• [THE TASK]: Tell how many lines contain the word "this". Reply with the number only.

• [DATA FOR THE TASK]:
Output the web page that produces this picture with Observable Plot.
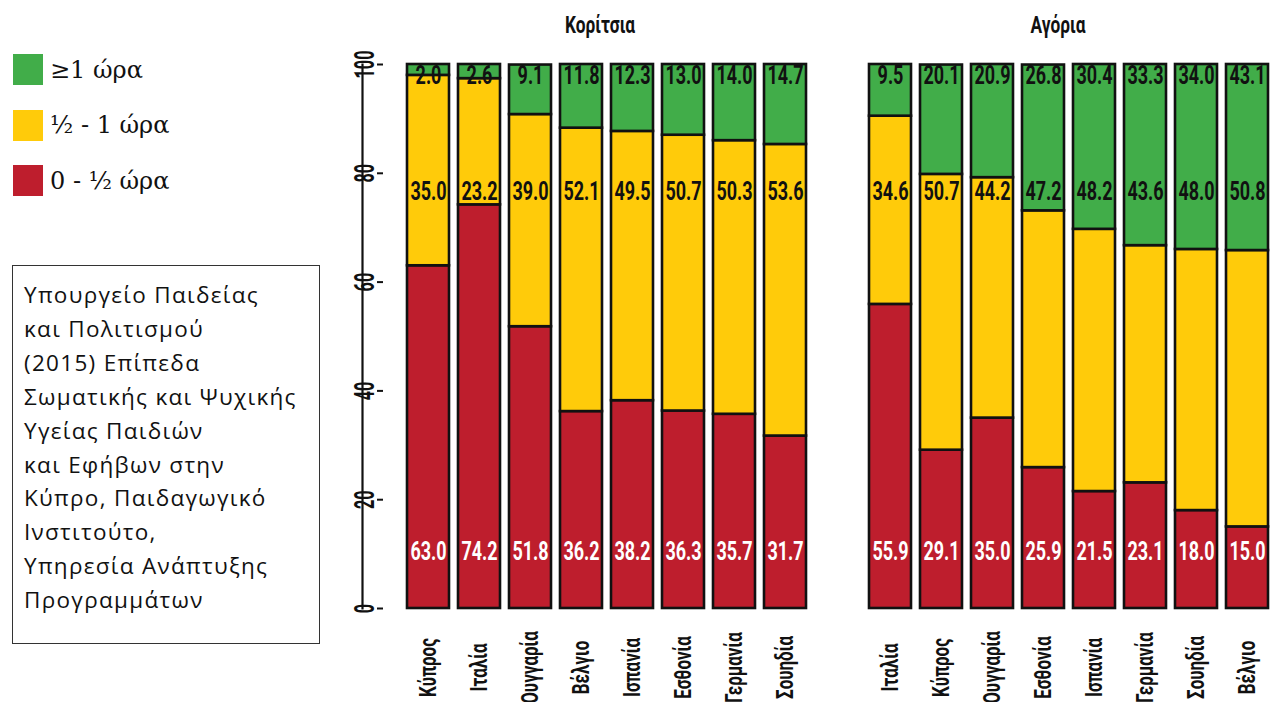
<!DOCTYPE html>
<html>
<head>
<meta charset="utf-8">
<script src="https://cdn.jsdelivr.net/npm/d3@7"></script>
<script src="https://cdn.jsdelivr.net/npm/@observablehq/plot@0.6"></script>
<style>
  html, body { margin: 0; padding: 0; background: #fff; }
  body { width: 1270px; height: 702px; position: relative; overflow: hidden; }
  .cond { font-family: Roboto, "Noto Sans", sans-serif; font-weight: bold; }
  #legend { position: absolute; left: 13px; top: 54px; font-family: "DejaVu Serif", "Liberation Serif", serif; font-size: 24px; color: #111; }
  .leg { display: flex; align-items: center; height: 31px; margin-bottom: 24.5px; }
  .sw { width: 30px; height: 31px; margin-right: 7px; }
  #source { position: absolute; left: 12px; top: 265px; width: 295px; height: 355px; border: 1.5px solid #333; padding: 12px 0 10px 11px;
            font-family: "Open Sans", "Noto Sans", sans-serif; font-size: 22.5px; letter-spacing: 1.3px; line-height: 33.9px; color: #111; }
  .title { position: absolute; top: 11px; font-size: 24px; color: #111; transform: translateX(-50%) scaleX(0.72); white-space: nowrap; }
  .plot { position: absolute; top: 0; }
</style>
</head>
<body>
<div id="legend"></div>
<div id="source">Υπουργείο Παιδείας<br>και Πολιτισμού<br>(2015) Επίπεδα<br>Σωματικής και Ψυχικής<br>Υγείας Παιδιών<br>και Εφήβων στην<br>Κύπρο, Παιδαγωγικό<br>Ινστιτούτο,<br>Υπηρεσία Ανάπτυξης<br>Προγραμμάτων</div>
<div class="title cond" style="left:600px">Κορίτσια</div>
<div class="title cond" style="left:1058px">Αγόρια</div>
<div id="girls" class="plot" style="left:330px"></div>
<div id="boys" class="plot" style="left:840px"></div>
<script>
// Categories (legend order top to bottom)
const categories = ["≥1 ώρα", "½ - 1 ώρα", "0 - ½ ώρα"];
const colors = ["#41ad49", "#ffcb0a", "#be1e2d"];

// Girls
const girlsCountries = ["Κύπρος", "Ιταλία", "Ουγγαρία", "Βέλγιο", "Ισπανία", "Εσθονία", "Γερμανία", "Σουηδία"];
const girlsLow  = [63.0, 74.2, 51.8, 36.2, 38.2, 36.3, 35.7, 31.7];
const girlsMid  = [35.0, 23.2, 39.0, 52.1, 49.5, 50.7, 50.3, 53.6];
const girlsHigh = [2.0, 2.6, 9.1, 11.8, 12.3, 13.0, 14.0, 14.7];

// Boys
const boysCountries = ["Ιταλία", "Κύπρος", "Ουγγαρία", "Εσθονία", "Ισπανία", "Γερμανία", "Σουηδία", "Βέλγιο"];
const boysLow  = [55.9, 29.1, 35.0, 25.9, 21.5, 23.1, 18.0, 15.0];
const boysMid  = [34.6, 50.7, 44.2, 47.2, 48.2, 43.6, 48.0, 50.8];
const boysHigh = [9.5, 20.1, 20.9, 26.8, 30.4, 33.3, 34.0, 43.1];

const yTicks = [0, 20, 40, 60, 80, 100];

// legend
const leg = document.getElementById("legend");
categories.forEach((c, i) => {
  const d = document.createElement("div");
  d.className = "leg";
  d.innerHTML = `<div class="sw" style="background:${colors[i]}"></div><span>${c}</span>`;
  leg.appendChild(d);
});

function buildRows(countries, low, mid, high) {
  const rows = [];
  countries.forEach((c, i) => {
    const a = low[i], b = low[i] + mid[i], t = Math.min(100, b + high[i]);
    rows.push({country: c, cat: categories[2], y1: 0, y2: a, v: low[i]});
    rows.push({country: c, cat: categories[1], y1: a, y2: b, v: mid[i]});
    rows.push({country: c, cat: categories[0], y1: b, y2: t, v: high[i]});
  });
  return rows;
}

const labelFont = `Roboto, "Noto Sans", sans-serif`;
const lab = {fontSize: 25, fontWeight: "bold", fontFamily: labelFont, className: "vlab", text: d => d.v.toFixed(1)};

function chart(countries, low, mid, high, opts) {
  const rows = buildRows(countries, low, mid, high);
  const marks = [
    Plot.barY(rows, {x: "country", y1: "y1", y2: "y2", fill: "cat", stroke: "#111", strokeWidth: 2.6}),
    Plot.text(rows.filter(d => d.cat === categories[0]), {...lab, x: "country", y: () => 100, dy: 11, fill: "#111"}),
    Plot.text(rows.filter(d => d.cat === categories[1]), {...lab, x: "country", y: () => 80, dy: 19, fill: "#111"}),
    Plot.text(rows.filter(d => d.cat === categories[2]), {...lab, x: "country", y: () => 0, dy: -57, fill: "#fff"}),
    Plot.axisX({tickSize: 0, tickRotate: -90, tickPadding: 59, fontSize: 23, fontWeight: "bold", fontFamily: labelFont, label: null, textAnchor: "middle", className: "xlab"})
  ];
  if (opts.yAxis) {
    marks.push(Plot.axisY({ticks: yTicks, tickSize: 6, tickPadding: 4, tickRotate: -90, fontSize: 27, fontWeight: "bold", fontFamily: labelFont, label: null, strokeWidth: 2, className: "ylab"}));
    marks.push(Plot.frame({anchor: "left", strokeWidth: 2.2, stroke: "#111", insetLeft: -opts.insetLeft}));
  }
  const svg = Plot.plot({
    width: opts.width,
    height: 702,
    marginTop: 64,
    marginBottom: 94,
    marginLeft: opts.marginLeft,
    marginRight: opts.marginRight,
    style: {background: "transparent", color: "#111", overflow: "visible"},
    x: {domain: countries, paddingInner: 0.167, paddingOuter: 0, insetLeft: opts.insetLeft, axis: null},
    y: {domain: [0, 100], axis: null},
    color: {domain: categories, range: colors},
    marks
  });
  // condense text along its reading direction
  const squeeze = (sel, s) => svg.querySelectorAll(sel).forEach(t => {
    const tr = t.getAttribute("transform");
    if (tr) t.setAttribute("transform", tr + ` scale(${s},1)`);
    else {
      const x = +t.getAttribute("x") || 0, y = +t.getAttribute("y") || 0;
      t.removeAttribute("x"); t.removeAttribute("y");
      t.setAttribute("transform", `translate(${x},${y}) scale(${s},1)`);
    }
  });
  squeeze(".vlab text", 0.72);
  squeeze(".xlab text", 0.74);
  squeeze(".ylab text", 0.6);
  return svg;
}

document.getElementById("girls").appendChild(chart(girlsCountries, girlsLow, girlsMid, girlsHigh, {width: 480, marginLeft: 53, marginRight: 1, insetLeft: 21, yAxis: true}));
document.getElementById("boys").appendChild(chart(boysCountries, boysLow, boysMid, boysHigh, {width: 430, marginLeft: 28, marginRight: 1.5, insetLeft: 0, yAxis: false}));
</script>
</body>
</html>
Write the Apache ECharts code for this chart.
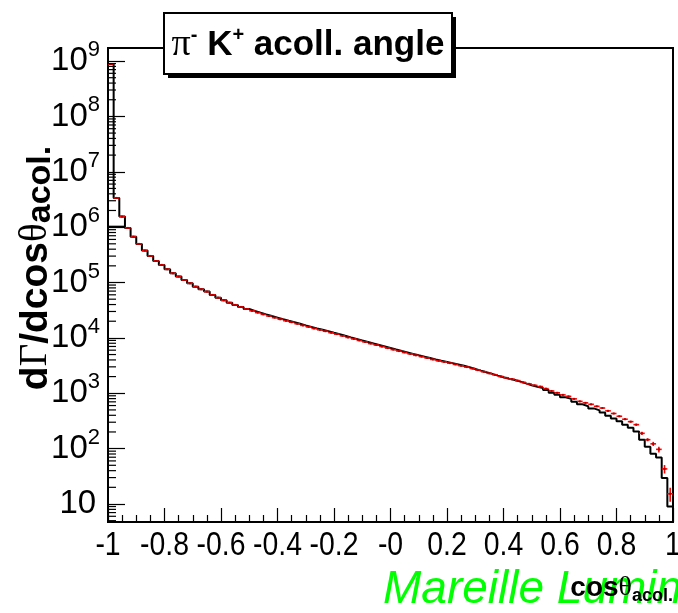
<!DOCTYPE html>
<html><head><meta charset="utf-8">
<script src="https://cdn.jsdelivr.net/npm/echarts@6/dist/echarts.min.js"></script>
<style>html,body{margin:0;padding:0;background:#fff}#c{width:678px;height:613px}</style>
</head><body><div id="c"></div>
<script>
// ---- data ----
const xMin = -1, xMax = 1, binWidth = 0.02;
const xTickValues = [-1, -0.8, -0.6, -0.4, -0.2, 0, 0.2, 0.4, 0.6, 0.8, 1];
const xTickLabels = ['-1','-0.8','-0.6','-0.4','-0.2','-0','0.2','0.4','0.6','0.8','1'];
const yMin = 4.73, yMax = 1.72e9;
// red points (data) per bin
const redValues = [
 8.83e8, 3.37e6, 1.55e6, 9.68e5, 6.73e5, 4.98e5, 3.77e5, 3.02e5, 2.45e5, 2.08e5,
 1.74e5, 1.47e5, 1.28e5, 1.11e5, 9.7e4, 8.43e4, 7.57e4, 6.85e4, 5.97e4, 5.32e4,
 4.78e4, 4.32e4, 3.94e4, 3.62e4, 3.33e4, 3.08e4, 2.86e4, 2.66e4, 2.48e4, 2.32e4,
 2.17e4, 2.04e4, 1.92e4, 1.80e4, 1.68e4, 1.58e4, 1.48e4, 1.40e4, 1.32e4, 1.24e4,
 1.17e4, 1.09e4, 1.02e4, 9.6e3, 9.0e3, 8.45e3, 7.9e3, 7.43e3, 6.98e3, 6.55e3,
 6.15e3, 5.78e3, 5.46e3, 5.14e3, 4.85e3, 4.59e3, 4.33e3, 4.08e3, 3.86e3, 3.69e3,
 3.50e3, 3.32e3, 3.14e3, 2.97e3, 2.80e3, 2.62e3, 2.45e3, 2.29e3, 2.15e3, 2.01e3,
 1.90e3, 1.80e3, 1.69e3, 1.57e3, 1.48e3, 1.39e3, 1.32e3, 1.21e3, 1.10e3, 1.02e3,
 935, 879, 792, 714, 671, 631, 581, 541, 481, 431,
 384, 340, 307, 271, 189, 145, 122, 97, 43, 15.3
];
// red vertical errors for the last ten bins (bins 90..99)
const redErrTail = [10, 10, 10, 10, 12, 9, 10.5, 11.5, 7.5, 4.3];
// black histogram per bin
const blackValues = [
 8.83e8, 3.37e6, 1.55e6, 9.68e5, 6.73e5, 4.98e5, 3.77e5, 3.02e5, 2.45e5, 2.08e5,
 1.74e5, 1.47e5, 1.28e5, 1.11e5, 9.7e4, 8.43e4, 7.57e4, 6.85e4, 5.97e4, 5.32e4,
 4.78e4, 4.32e4, 3.94e4, 3.62e4, 3.33e4, 3.08e4, 2.86e4, 2.66e4, 2.48e4, 2.32e4,
 2.17e4, 2.04e4, 1.92e4, 1.80e4, 1.68e4, 1.58e4, 1.48e4, 1.40e4, 1.32e4, 1.24e4,
 1.17e4, 1.09e4, 1.02e4, 9.6e3, 9.0e3, 8.45e3, 7.9e3, 7.43e3, 6.98e3, 6.55e3,
 6.15e3, 5.78e3, 5.46e3, 5.14e3, 4.85e3, 4.59e3, 4.33e3, 4.08e3, 3.86e3, 3.69e3,
 3.50e3, 3.32e3, 3.14e3, 2.95e3, 2.75e3, 2.56e3, 2.39e3, 2.24e3, 2.08e3, 1.95e3,
 1.82e3, 1.73e3, 1.62e3, 1.51e3, 1.39e3, 1.31e3, 1.24e3, 1.14e3, 1.02e3, 935,
 843, 792, 700, 631, 581, 533, 491, 449, 391, 349,
 311, 271, 239, 204, 144, 108, 80.5, 69, 29.4, 9.0
];
// extra black segment near cos = -1
const blackLowSegment = [[-1, 1.02e6], [-0.94, 1.02e6]];

// ---- build ----
const redData = redValues.map((v, i) => {
  const t = i - (redValues.length - redErrTail.length);
  return [xMin + (i + 0.5) * binWidth, v, t >= 0 ? redErrTail[t] : 0];
});
const blackData = blackValues.map((v, i) => [xMin + i * binWidth, v]);
blackData.push([xMax, blackValues[blackValues.length - 1]]);
const minorTickVals = [];
for (let d = 0; d <= 9; d++) for (let m = 2; m <= 9; m++) {
  const v = m * Math.pow(10, d);
  if (v > yMin && v < yMax) minorTickVals.push([xMin, v]);
}
const xLabelData = xTickValues.map((v, i) => [v, yMin, i]);

const chart = echarts.init(document.getElementById('c'), null, {renderer: 'canvas'});
const FONT = 'Liberation Sans';
chart.setOption({
  animation: false,
  backgroundColor: '#fff',
  grid: {left: 108, top: 48, width: 565, height: 474, show: true, borderColor: '#000', borderWidth: 2, backgroundColor: 'transparent'},
  xAxis: {
    type: 'value', min: xMin, max: xMax, interval: 0.2,
    axisLine: {show: true, onZero: false, lineStyle: {color: '#000', width: 2}},
    axisTick: {show: true, inside: true, length: 14, lineStyle: {color: '#000', width: 1.2}},
    minorTick: {show: true, splitNumber: 4, length: 7, lineStyle: {color: '#000', width: 1.2}},
    splitLine: {show: false},
    axisLabel: {show: false}
  },
  yAxis: {
    type: 'log', logBase: 10, min: yMin, max: yMax,
    axisLine: {show: true, onZero: false, lineStyle: {color: '#000', width: 2}},
    axisTick: {show: true, inside: true, length: 17, lineStyle: {color: '#000', width: 1.2}},
    splitLine: {show: false},
    axisLabel: {
      margin: 8, color: '#000', showMinLabel: false, showMaxLabel: false,
      formatter: v => {
        const e = Math.log10(v);
        if (Math.abs(e - Math.round(e)) > 1e-6) return '';
        const n = Math.round(e);
        if (n === 1) return '{b|10}{sp| }';
        return '{b|10}{e|' + n + '}';
      },
      rich: {
        b: {fontFamily: FONT, fontSize: 33, color: '#000', lineHeight: 44},
        e: {fontFamily: FONT, fontSize: 22, color: '#000', lineHeight: 18, verticalAlign: 'top'},
        sp: {fontFamily: FONT, fontSize: 14, lineHeight: 44}
      }
    }
  },
  series: [
    {
      type: 'line', data: blackData, step: 'end', symbol: 'none', z: 2,
      lineStyle: {color: '#000', width: 2}
    },
    {
      type: 'line', data: blackLowSegment, symbol: 'none', z: 2,
      lineStyle: {color: '#000', width: 2}
    },
    {
      type: 'custom', z: 3, data: redData, encode: {x: 0, y: 1},
      renderItem: (params, api) => {
        const xc = api.value(0), v = api.value(1), e = api.value(2);
        const l = api.coord([xc - binWidth / 2, v]);
        const r = api.coord([xc + binWidth / 2, v]);
        const c = api.coord([xc, v]);
        const ch = [{type: 'line', shape: {x1: l[0], y1: l[1], x2: r[0], y2: r[1]}, style: {stroke: '#ff0000', lineWidth: 1.6}}];
        if (e > 0) {
          const t = api.coord([xc, v + e]), b = api.coord([xc, v - e]);
          ch.push({type: 'line', shape: {x1: t[0], y1: t[1], x2: b[0], y2: b[1]}, style: {stroke: '#ff0000', lineWidth: 1.6}});
        }
        ch.push({type: 'rect', shape: {x: c[0] - 1, y: c[1] - 1, width: 2, height: 2}, style: {fill: '#b00000'}});
        return {type: 'group', children: ch};
      }
    },
    {
      type: 'custom', z: 4, data: minorTickVals, encode: {x: 0, y: 1}, silent: true,
      renderItem: (params, api) => {
        const p = api.coord([api.value(0), api.value(1)]);
        return {type: 'line', shape: {x1: p[0], y1: p[1], x2: p[0] + 8, y2: p[1]}, style: {stroke: '#000', lineWidth: 1.2}};
      }
    },
    {
      type: 'custom', z: 5, data: xLabelData, encode: {x: 0, y: 1}, silent: true, clip: false,
      renderItem: (params, api) => {
        const p = api.coord([api.value(0), api.value(1)]);
        return {type: 'text', x: p[0], y: p[1] + 7, scaleX: 0.86, style: {
          text: xTickLabels[api.value(2)], fill: '#000', fontFamily: FONT, fontSize: 33,
          align: 'center', verticalAlign: 'top'
        }};
      }
    }
  ],
  graphic: [
    {type: 'rect', z: 10, shape: {x: 168, y: 17, width: 288, height: 61}, style: {fill: '#000'}},
    {type: 'rect', z: 11, shape: {x: 164, y: 13, width: 288, height: 61}, style: {fill: '#fff', stroke: '#000', lineWidth: 2}},
    {type: 'text', z: 12, x: 308, y: 45, style: {
      text: '{p|π}{sup|-}{b| K}{sup|+}{b| acoll. angle}',
      align: 'center', verticalAlign: 'middle',
      rich: {
        p: {fontFamily: 'Liberation Serif', fontSize: 38, fill: '#000', lineHeight: 40},
        b: {fontFamily: FONT, fontWeight: 'bold', fontSize: 35, fill: '#000', lineHeight: 40},
        sup: {fontFamily: FONT, fontWeight: 'bold', fontSize: 20, fill: '#000', lineHeight: 22, verticalAlign: 'top'}
      }
    }},
    {type: 'text', z: 20, x: 383, y: 590, style: {
      text: 'Mareille Lumin', fill: '#00ff00', fontFamily: FONT, fontStyle: 'italic', fontSize: 46,
      align: 'left', verticalAlign: 'middle'
    }},
    {type: 'text', z: 21, x: 673, y: 588, style: {
      text: '{b|cos}{t|θ}{s|acol.}', align: 'right', verticalAlign: 'middle',
      rich: {
        b: {fontFamily: FONT, fontWeight: 'bold', fontSize: 28, fill: '#000', lineHeight: 34},
        t: {fontFamily: 'Liberation Serif', fontSize: 28, fill: '#000', lineHeight: 34},
        s: {fontFamily: FONT, fontWeight: 'bold', fontSize: 18, fill: '#000', lineHeight: 20, verticalAlign: 'bottom'}
      }
    }},
    {type: 'text', z: 21, x: 36, y: 268, rotation: Math.PI / 2, style: {
      text: '{b|d}{g|Γ}{b|/dcos}{g|θ}{s|acol.}', align: 'center', verticalAlign: 'middle',
      rich: {
        b: {fontFamily: FONT, fontWeight: 'bold', fontSize: 39, fill: '#000', lineHeight: 44},
        g: {fontFamily: 'Liberation Serif', fontSize: 39, fill: '#000', lineHeight: 44},
        s: {fontFamily: FONT, fontWeight: 'bold', fontSize: 34, fill: '#000', lineHeight: 30, verticalAlign: 'bottom'}
      }
    }}
  ]
});
</script>
</body></html>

• [SOLVED PROBLEM]: 2